In a not too distant future, the appliances in our homes could communicate without human intervention, workers might wear costumes that give them special abilities for their jobs and drones could largely take over package delivery. Telemedicine could give a new meaning to the term “doctor’s visit” and augmented reality may come to replace things that today we can’t do without, like the mobile phone.
By Otilia Haraga
“In a not too distant future, we could go for a walk wearing smart clothes and sit in the shadow of smart trees where we could recharge our batteries (literally), and spend our time having smart conversations with robots,” Victor Voicu, manager of the product management business segment at Telekom Romania, tells BR.
Having a conversation with a robot? Why not? Such an android has already been created. In the past, robots that acted and thought like people were the subject of many science-fiction movies, from Terminator, where robots rule the world, to Her, where the protagonist falls in love with an operating system.
But people are not the only ones who can have conversations with robots. Our home appliances will be communicating among themselves without human intervention. Machines will be controlled from a distance on a large scale to make our food, wash our clothes or control our home environment.
“By the end of 2020, it is estimated that more than 200 billion devices (cars, refrigerators, web cameras or smart TVs) will be connected to the internet,” says Voicu.
Deliveries are another field that will most likely be revolutionized by technology. Since Amazon revealed its Prime Air drone-based delivery system, this future has started to take shape. Competition will not cease, so in the future, people could get their ordered package in just a few minutes. Pizza delivery by drones? Today this no longer seems such a far-fetched concept.
But one of the most important ways in which technology will make an impact on the quality of people’s lives is through telemedicine.
“Telemedicine helps in reducing morbidity and mortality rates and patients who are monitored through such solutions live 15-55 percent longer than those who receive conventional care. Telemedicine improves the health system overall, facilitating access to care for a high number of patients,” says Voicu.
He adds that the consistent use of telemedicine solutions by certain groups of the population and participation in special programs where members use fewer resources for medical care cuts the hospitalization rate by 30-50 percent, and the duration of hospital stays by 24-48 percent.
But any silver lining comes with its cloud. In the case of our growing reliance on technology, this takes the form of privacy challenges and billions of cyber-attacks. “By the end of 2016, there will be an estimated half a million informatic attacks every minute,” predicts Voicu.
Similarly, threats targeting mobile phones are also growing at a fast pace: surveys show a 263 percent growth in malware on the mobile over the past 12 months, he adds. “To avoid security problems in the Internet-of-Things area, it is advisable to set strong access patterns, use encrypted communication and to permanently run updates, the same as for any computer,” urges Voicu.

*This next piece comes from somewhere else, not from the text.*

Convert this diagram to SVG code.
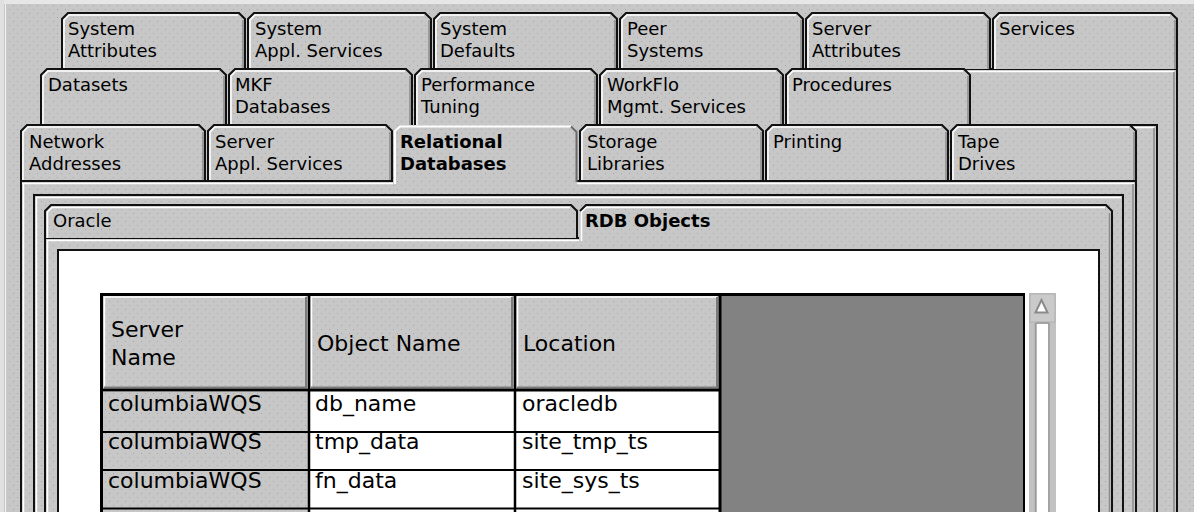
<svg xmlns="http://www.w3.org/2000/svg" width="1194" height="512" viewBox="0 0 1194 512">
<defs>
<pattern id="st" width="8" height="8" patternUnits="userSpaceOnUse">
<rect width="8" height="8" fill="#c7c7c7"/>
<rect x="1" y="1" width="1" height="1" fill="#a6a6a6"/>
<rect x="5" y="5" width="1" height="1" fill="#a6a6a6"/>
</pattern>
<style>
.tab{fill:url(#st);stroke:#111;stroke-width:2}
.hl{fill:none;stroke:#fff;stroke-width:1.5}
.sh{fill:none;stroke:#8a8a8a;stroke-width:1.5}
.dk{fill:none;stroke:#111;stroke-width:2}
.bk{fill:none;stroke:#000;stroke-width:3}
.t{font-family:"DejaVu Sans",sans-serif;font-size:18px;fill:#000}
.b{font-weight:bold}
.c{font-family:"DejaVu Sans",sans-serif;font-size:22px;fill:#000}
</style>
</defs>
<rect width="1194" height="512" fill="url(#st)"/>
<rect x="0" y="0" width="1194" height="4" fill="#e6e6e6"/>
<rect x="0" y="0" width="4" height="512" fill="#e0e0e0"/>
<path d="M5.5 4V512" stroke="#f2f2f2" stroke-width="1"/>

<!-- layer 1 panel edges -->
<g id="layer1">
<path class="dk" d="M960 69H1177V512"/>
<path class="hl" d="M962 71.5H1174"/>
<path class="sh" d="M1174 72V512"/>
</g>

<!-- row 1 tabs -->
<g id="tab-system-attributes">
<path class="tab" d="M62 69V19L68 13H239L245 19V69"/><path class="hl" d="M64 69V20L69 15H238"/><path class="sh" d="M243 20V69"/>
<text class="t" x="68" y="35">System</text><text class="t" x="68" y="57">Attributes</text>
</g>
<g id="tab-system-appl-services">
<path class="tab" d="M248 69V19L254 13H425L431 19V69"/><path class="hl" d="M250 69V20L255 15H424"/><path class="sh" d="M429 20V69"/>
<text class="t" x="255" y="35">System</text><text class="t" x="255" y="57">Appl. Services</text>
</g>
<g id="tab-system-defaults">
<path class="tab" d="M434 69V19L440 13H611L617 19V69"/><path class="hl" d="M436 69V20L441 15H610"/><path class="sh" d="M615 20V69"/>
<text class="t" x="440" y="35">System</text><text class="t" x="440" y="57">Defaults</text>
</g>
<g id="tab-peer-systems">
<path class="tab" d="M620 69V19L626 13H797L803 19V69"/><path class="hl" d="M622 69V20L627 15H796"/><path class="sh" d="M801 20V69"/>
<text class="t" x="627" y="35">Peer</text><text class="t" x="627" y="57">Systems</text>
</g>
<g id="tab-server-attributes">
<path class="tab" d="M806 69V19L812 13H984L990 19V69"/><path class="hl" d="M808 69V20L813 15H983"/><path class="sh" d="M988 20V69"/>
<text class="t" x="812" y="35">Server</text><text class="t" x="812" y="57">Attributes</text>
</g>
<g id="tab-services">
<path class="tab" d="M993 69V19L999 13H1171L1177 19V69"/><path class="hl" d="M995 69V20L1000 15H1170"/><path class="sh" d="M1175 20V69"/>
<text class="t" x="999" y="35">Services</text>
</g>

<!-- layer 2 panel edges -->
<g id="layer2">
<path class="dk" d="M1120 125H1157V512"/>
<path class="hl" d="M1122 127.5H1154"/>
<path class="sh" d="M1154 128V512"/>
</g>

<!-- row 2 tabs -->
<g id="tab-datasets">
<path class="tab" d="M41 125V75L47 69H220L226 75V125"/><path class="hl" d="M43 125V76L48 71H219"/><path class="sh" d="M224 76V125"/>
<text class="t" x="48" y="91">Datasets</text>
</g>
<g id="tab-mkf-databases">
<path class="tab" d="M229 125V75L235 69H406L412 75V125"/><path class="hl" d="M231 125V76L236 71H405"/><path class="sh" d="M410 76V125"/>
<text class="t" x="235" y="91">MKF</text><text class="t" x="235" y="113">Databases</text>
</g>
<g id="tab-performance-tuning">
<path class="tab" d="M415 125V75L421 69H591L597 75V125"/><path class="hl" d="M417 125V76L422 71H590"/><path class="sh" d="M595 76V125"/>
<text class="t" x="421" y="91">Performance</text><text class="t" x="421" y="113">Tuning</text>
</g>
<g id="tab-workflo">
<path class="tab" d="M600 125V75L606 69H777L783 75V125"/><path class="hl" d="M602 125V76L607 71H776"/><path class="sh" d="M781 76V125"/>
<text class="t" x="607" y="91">WorkFlo</text><text class="t" x="607" y="113">Mgmt. Services</text>
</g>
<g id="tab-procedures">
<path class="tab" d="M786 125V75L792 69H964L970 75V125"/><path class="hl" d="M788 125V76L793 71H963"/><path class="sh" d="M968 76V125"/>
<text class="t" x="792" y="91">Procedures</text>
</g>

<!-- row 3 tabs -->
<g id="tab-network-addresses">
<path class="tab" d="M21 182V131L27 125H199L205 131V182"/><path class="hl" d="M23 182V132L28 127H198"/><path class="sh" d="M203 132V182"/>
<text class="t" x="29" y="148">Network</text><text class="t" x="29" y="170">Addresses</text>
</g>
<g id="tab-server-appl-services">
<path class="tab" d="M208 182V131L214 125H386L392 131V182"/><path class="hl" d="M210 182V132L215 127H385"/><path class="sh" d="M390 132V182"/>
<text class="t" x="215" y="148">Server</text><text class="t" x="215" y="170">Appl. Services</text>
</g>
<g id="tab-storage-libraries">
<path class="tab" d="M580 182V131L586 125H757L763 131V182"/><path class="hl" d="M582 182V132L587 127H756"/><path class="sh" d="M761 132V182"/>
<text class="t" x="587" y="148">Storage</text><text class="t" x="587" y="170">Libraries</text>
</g>
<g id="tab-printing">
<path class="tab" d="M766 182V131L772 125H942L948 131V182"/><path class="hl" d="M768 182V132L773 127H941"/><path class="sh" d="M946 132V182"/>
<text class="t" x="773" y="148">Printing</text>
</g>
<g id="tab-tape-drives">
<path class="tab" d="M951 182V131L957 125H1130L1136 131V182"/><path class="hl" d="M953 182V132L958 127H1129"/><path class="sh" d="M1134 132V182"/>
<text class="t" x="958" y="148">Tape</text><text class="t" x="958" y="170">Drives</text>
</g>

<!-- front panel -->
<g id="panel-front">
<path class="dk" d="M20 181H1137"/>
<path class="hl" d="M22 183.5H1134"/>
<path class="dk" d="M21 180V512"/>
<path class="hl" d="M23.5 183V512"/>
<path class="dk" d="M1136 180V512"/>
<path class="sh" d="M1133 184V512"/>
</g>

<g id="tab-relational-databases">
<polygon points="393,186 393,131 399,125 571,125 577,131 577,186" fill="url(#st)"/>
<path d="M395 184V131L400 126.5H571" fill="none" stroke="#fff" stroke-width="2"/>
<path d="M571 126.5L576.5 132V182" fill="none" stroke="#6a6a6a" stroke-width="2"/>
<text class="t b" x="400" y="148">Relational</text><text class="t b" x="400" y="170">Databases</text>
</g>

<!-- inner etched frame -->
<g id="frame-inner">
<path class="dk" d="M34 512V195H1123V512"/>
<path class="hl" d="M36.5 512V197.5H1121"/>
</g>

<!-- RDB sub panel -->
<g id="panel-rdb">
<path class="dk" d="M45 512V238H579"/>
<path class="hl" d="M47.5 512V240.5H581"/>
<path class="dk" d="M1112 212V512"/>
<path class="sh" d="M1109.5 214V512"/>
</g>
<g id="tab-oracle">
<path class="tab" d="M45 238V211L51 205H571L577 211V238"/><path class="hl" d="M47.5 238V212L52 207.5H570"/>
<text class="t" x="53" y="227">Oracle</text>
</g>
<g id="tab-rdb-objects">
<polygon points="579,243 579,211 585,205 1106,205 1112,211 1112,243" fill="url(#st)"/>
<path class="dk" d="M580 211L586 205H1106L1112 211V243"/>
<path d="M581.5 241V212L586.5 207.5H1105" fill="none" stroke="#fff" stroke-width="1.5"/>
<path class="sh" d="M1109.5 213V243"/>
<text class="t b" x="585" y="227">RDB Objects</text>
</g>

<!-- white content area -->
<g id="content">
<rect x="58" y="251" width="1040" height="270" fill="#fff"/>
<path class="dk" d="M58 512V250H1099V512"/>
</g>

<!-- table -->
<g id="table">
<rect x="103" y="392" width="206" height="130" fill="url(#st)"/>
<rect x="309" y="392" width="411" height="130" fill="#fff"/>
<rect x="721" y="295" width="302" height="230" fill="#828282"/>
<g id="hdr-server-name">
<rect x="103" y="296" width="205" height="92" fill="url(#st)"/>
<path class="hl" d="M104.5 387V297H306" stroke-width="2"/>
<path d="M306 297V387.5H104" fill="none" stroke="#7a7a7a" stroke-width="2"/>
<text class="c" x="111" y="337">Server</text><text class="c" x="111" y="365">Name</text>
</g>
<g id="hdr-object-name">
<rect x="310" y="296" width="205" height="92" fill="url(#st)"/>
<path class="hl" d="M311.5 387V297H512" stroke-width="2"/>
<path d="M512 297V387.5H311" fill="none" stroke="#7a7a7a" stroke-width="2"/>
<text class="c" x="317" y="351">Object Name</text>
</g>
<g id="hdr-location">
<rect x="516" y="296" width="204" height="92" fill="url(#st)"/>
<path class="hl" d="M517.5 387V297H717" stroke-width="2"/>
<path d="M717 297V387.5H517" fill="none" stroke="#7a7a7a" stroke-width="2"/>
<text class="c" x="523" y="351">Location</text>
</g>
<path class="bk" d="M101.5 512V294.5H1024"/>
<path d="M1024 293V512" stroke="#000" stroke-width="2"/>
<path class="bk" d="M100 390H721"/>
<path d="M309 296V512M515 296V512" stroke="#000" stroke-width="2.5"/>
<path class="bk" d="M720 296V512"/>
<path d="M100 432H720M100 470H720M100 508.5H720" stroke="#000" stroke-width="2"/>
<text class="c" x="108" y="411">columbiaWQS</text>
<text class="c" x="315" y="411">db_name</text>
<text class="c" x="522" y="411">oracledb</text>
<text class="c" x="108" y="449">columbiaWQS</text>
<text class="c" x="315" y="449">tmp_data</text>
<text class="c" x="522" y="449">site_tmp_ts</text>
<text class="c" x="108" y="488">columbiaWQS</text>
<text class="c" x="315" y="488">fn_data</text>
<text class="c" x="522" y="488">site_sys_ts</text>
</g>

<!-- scrollbar -->
<g id="scrollbar">
<rect x="1029" y="293" width="27" height="230" fill="#c2c2c2"/>
<rect x="1030" y="294" width="25" height="28" fill="#cacaca" stroke="#b0b0b0" stroke-width="1"/>
<polygon points="1041.5,300 1035.5,312.5 1047.5,312.5" fill="#fff" stroke="#8a8a8a" stroke-width="2"/>
<rect x="1037" y="324" width="11" height="200" fill="#fff"/>
<path d="M1036 323H1049M1035.5 323V512M1049 323V512" stroke="#9a9a9a" stroke-width="1.5" fill="none"/>
</g>
</svg>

However, he believes that if used responsibly, technology will not produce negative effects. “On the contrary, it is a tool with which we can protect our bodies and our lives in general. There are numerous mobile applications that measure our heart rate, how many calories we have consumed, how many glasses of water we have drunk, and alert us if we exceed a certain limit – and the list could go on forever, especially since every day new ones are being launched,” says Voicu.